→ **EXERCISE DESCRIPTION**:
Print nothing but the lines from the start of the listing below through the line that contains "(t2) at (798,62)". Do not include the pictures.

** Start DATASET EXTRACT **

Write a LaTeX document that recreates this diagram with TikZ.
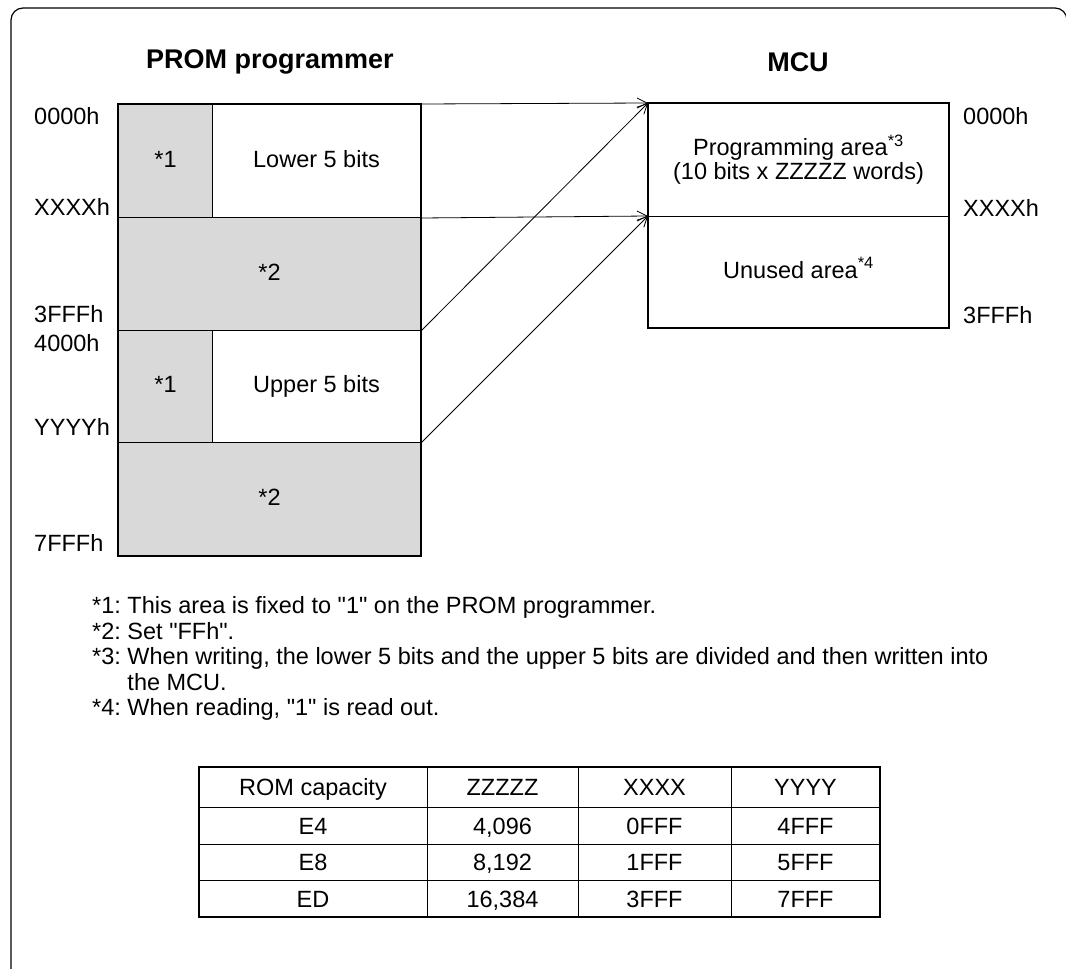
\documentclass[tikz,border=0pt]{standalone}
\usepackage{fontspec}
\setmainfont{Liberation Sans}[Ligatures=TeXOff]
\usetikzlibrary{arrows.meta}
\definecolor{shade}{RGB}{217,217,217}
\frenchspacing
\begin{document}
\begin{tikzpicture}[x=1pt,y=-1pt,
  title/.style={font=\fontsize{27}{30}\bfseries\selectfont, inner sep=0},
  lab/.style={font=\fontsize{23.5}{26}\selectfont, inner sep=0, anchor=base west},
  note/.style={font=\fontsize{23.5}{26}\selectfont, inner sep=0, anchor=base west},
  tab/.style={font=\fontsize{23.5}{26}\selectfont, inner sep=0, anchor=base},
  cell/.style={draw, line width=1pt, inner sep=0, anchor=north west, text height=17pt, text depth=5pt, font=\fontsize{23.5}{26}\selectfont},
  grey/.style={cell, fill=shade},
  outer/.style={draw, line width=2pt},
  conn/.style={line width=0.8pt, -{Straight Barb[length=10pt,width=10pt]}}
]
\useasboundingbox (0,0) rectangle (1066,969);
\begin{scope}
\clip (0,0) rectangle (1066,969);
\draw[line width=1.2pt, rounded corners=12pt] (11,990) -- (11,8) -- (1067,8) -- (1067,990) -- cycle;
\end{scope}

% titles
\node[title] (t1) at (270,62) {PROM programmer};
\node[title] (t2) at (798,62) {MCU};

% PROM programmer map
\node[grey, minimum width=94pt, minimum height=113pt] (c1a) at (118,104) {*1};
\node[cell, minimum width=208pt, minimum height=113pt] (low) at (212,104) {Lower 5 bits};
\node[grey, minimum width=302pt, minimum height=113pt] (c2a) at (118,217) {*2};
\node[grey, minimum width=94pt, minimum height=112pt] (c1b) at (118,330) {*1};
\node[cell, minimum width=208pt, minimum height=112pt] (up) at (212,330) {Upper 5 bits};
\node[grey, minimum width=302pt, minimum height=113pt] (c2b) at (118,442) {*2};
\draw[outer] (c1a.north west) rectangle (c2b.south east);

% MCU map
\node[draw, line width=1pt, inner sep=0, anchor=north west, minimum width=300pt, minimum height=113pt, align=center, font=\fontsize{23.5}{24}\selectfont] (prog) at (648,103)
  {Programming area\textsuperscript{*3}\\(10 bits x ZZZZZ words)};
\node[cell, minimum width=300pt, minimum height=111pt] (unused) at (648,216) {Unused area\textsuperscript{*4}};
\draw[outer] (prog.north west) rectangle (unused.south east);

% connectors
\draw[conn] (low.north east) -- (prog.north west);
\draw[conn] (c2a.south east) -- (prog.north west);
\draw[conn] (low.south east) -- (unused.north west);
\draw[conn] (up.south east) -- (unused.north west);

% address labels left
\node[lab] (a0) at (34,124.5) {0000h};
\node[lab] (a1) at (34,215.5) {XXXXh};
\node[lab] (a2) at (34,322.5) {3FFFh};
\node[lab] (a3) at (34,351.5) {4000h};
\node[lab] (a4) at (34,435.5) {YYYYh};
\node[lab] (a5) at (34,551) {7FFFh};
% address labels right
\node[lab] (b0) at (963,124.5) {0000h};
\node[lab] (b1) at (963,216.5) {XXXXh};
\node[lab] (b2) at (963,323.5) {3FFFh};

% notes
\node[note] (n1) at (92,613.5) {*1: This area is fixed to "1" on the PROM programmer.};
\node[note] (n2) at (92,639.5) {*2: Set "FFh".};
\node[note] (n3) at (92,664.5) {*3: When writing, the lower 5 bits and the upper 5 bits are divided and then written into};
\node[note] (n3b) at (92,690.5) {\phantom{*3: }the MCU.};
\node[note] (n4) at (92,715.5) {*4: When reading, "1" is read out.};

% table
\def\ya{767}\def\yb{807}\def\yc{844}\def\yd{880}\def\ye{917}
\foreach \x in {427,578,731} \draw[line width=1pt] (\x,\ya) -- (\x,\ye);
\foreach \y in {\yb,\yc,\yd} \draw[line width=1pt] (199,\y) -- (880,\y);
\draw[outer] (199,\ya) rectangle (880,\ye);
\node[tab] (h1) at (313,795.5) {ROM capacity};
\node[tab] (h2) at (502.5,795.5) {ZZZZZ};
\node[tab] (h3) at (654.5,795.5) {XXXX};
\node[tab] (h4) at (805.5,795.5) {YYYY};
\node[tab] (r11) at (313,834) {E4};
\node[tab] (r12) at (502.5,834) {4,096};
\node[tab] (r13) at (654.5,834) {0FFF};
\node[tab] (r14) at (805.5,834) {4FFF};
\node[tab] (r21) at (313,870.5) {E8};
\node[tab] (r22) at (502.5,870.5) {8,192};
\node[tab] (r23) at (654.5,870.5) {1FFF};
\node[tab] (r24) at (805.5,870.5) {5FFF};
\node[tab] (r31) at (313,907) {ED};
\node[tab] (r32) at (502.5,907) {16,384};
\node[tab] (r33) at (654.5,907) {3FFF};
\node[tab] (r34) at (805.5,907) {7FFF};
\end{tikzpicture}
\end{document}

** End DATASET EXTRACT **

→ **ANSWER TO THIS TASK**:
Write a LaTeX document that recreates this diagram with TikZ.
\documentclass[tikz,border=0pt]{standalone}
\usepackage{fontspec}
\setmainfont{Liberation Sans}[Ligatures=TeXOff]
\usetikzlibrary{arrows.meta}
\definecolor{shade}{RGB}{217,217,217}
\frenchspacing
\begin{document}
\begin{tikzpicture}[x=1pt,y=-1pt,
  title/.style={font=\fontsize{27}{30}\bfseries\selectfont, inner sep=0},
  lab/.style={font=\fontsize{23.5}{26}\selectfont, inner sep=0, anchor=base west},
  note/.style={font=\fontsize{23.5}{26}\selectfont, inner sep=0, anchor=base west},
  tab/.style={font=\fontsize{23.5}{26}\selectfont, inner sep=0, anchor=base},
  cell/.style={draw, line width=1pt, inner sep=0, anchor=north west, text height=17pt, text depth=5pt, font=\fontsize{23.5}{26}\selectfont},
  grey/.style={cell, fill=shade},
  outer/.style={draw, line width=2pt},
  conn/.style={line width=0.8pt, -{Straight Barb[length=10pt,width=10pt]}}
]
\useasboundingbox (0,0) rectangle (1066,969);
\begin{scope}
\clip (0,0) rectangle (1066,969);
\draw[line width=1.2pt, rounded corners=12pt] (11,990) -- (11,8) -- (1067,8) -- (1067,990) -- cycle;
\end{scope}

% titles
\node[title] (t1) at (270,62) {PROM programmer};
\node[title] (t2) at (798,62) {MCU};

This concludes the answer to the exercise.